Norman Mailer, who was taken seriously as the greatest living writer and thinker, is a great fan of Picasso and has written adoringly and extensively about him; so perhaps his view is worth comparing to Huffington's? He and Picasso had things in common: both were diminutive technical genius who gained public adoration and hugely deformed egos at a very early age. Mailer stabbed one of his early wives and clearly behaved a lot like Picasso, and perhaps for many of the same reasons, although he matured as he aged whereas Picasso did not. His portrait of Picasso as a young man tends to be purely forgiving. The idea that internal struggle, suffering, depression, angst, turmoil, and general soap opera leads to great, honest, revolutionary art apparently still lives in Mailer's soul. After all, what can an artist create if not the manifestation of tremendous inner turmoil and growth?
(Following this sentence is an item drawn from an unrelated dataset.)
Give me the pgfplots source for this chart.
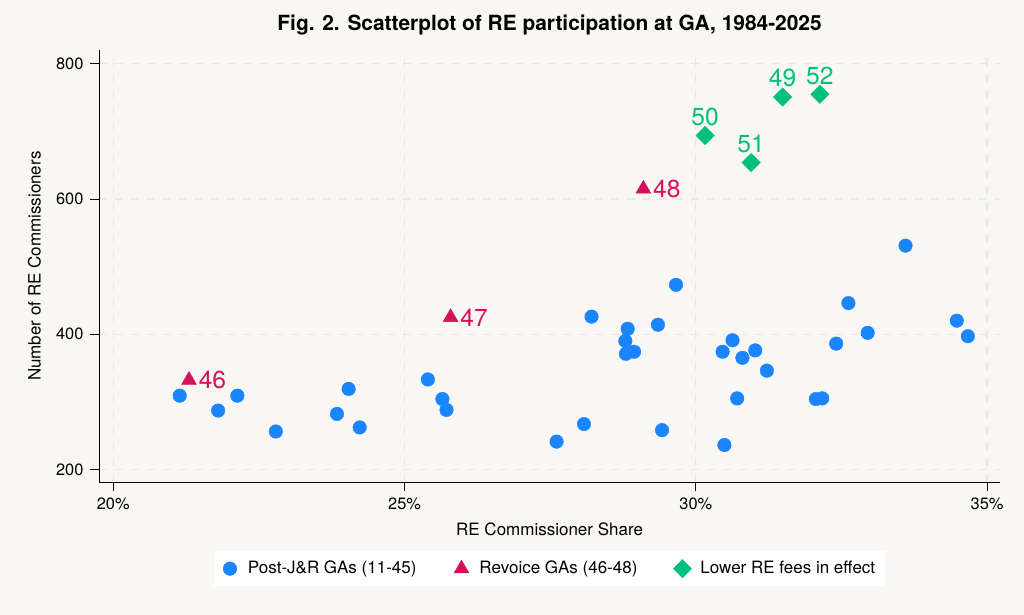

Mailer forgives Picasso for everything because it was all to produce "great art." Sadly, the idea that the traditional, formulaic, hypocritical, country club Republican mentality would be replaced by the existential soap opera playing out in the communist souls of Picasso, Mailer, and French intellectuals seems more a joke today than anything else. So in the end, Huffington is quite right about Picasso, although she doesn't address the meaning of Picasso's art at all, except in so far as she ruthlessly cuts his foundation away.
Picasso was aware of his special talents at a young age. He was coddled by an indulgent mother who recognized his genius. Huffington believes the key to Picasso's art and its major flaws lies in his obsession with sexuality and his enrmous egotism. His many amours are chronicled by Huffington as they were chronicled by Picasso in his work. Picasso got a special charge out of his ability to change women: corrupting the innocent, under-age Maria-Theresa with sensuality and sadism; reducing the intellectual Dora Maar to a jealous hag; saddling the young artist Francoise Gilot with a heavy load of maternal and domestic chores.
Huffington thinks Picasso was a "time-bound" artist, unlike the ageless Shakespeare or Mozart. If her conclusion is right--it has understandably drawn fire from the artistic community--it may be because he suffered from the extremely autobiographical ambience of his era, with our modern tendency to burrow forever inward.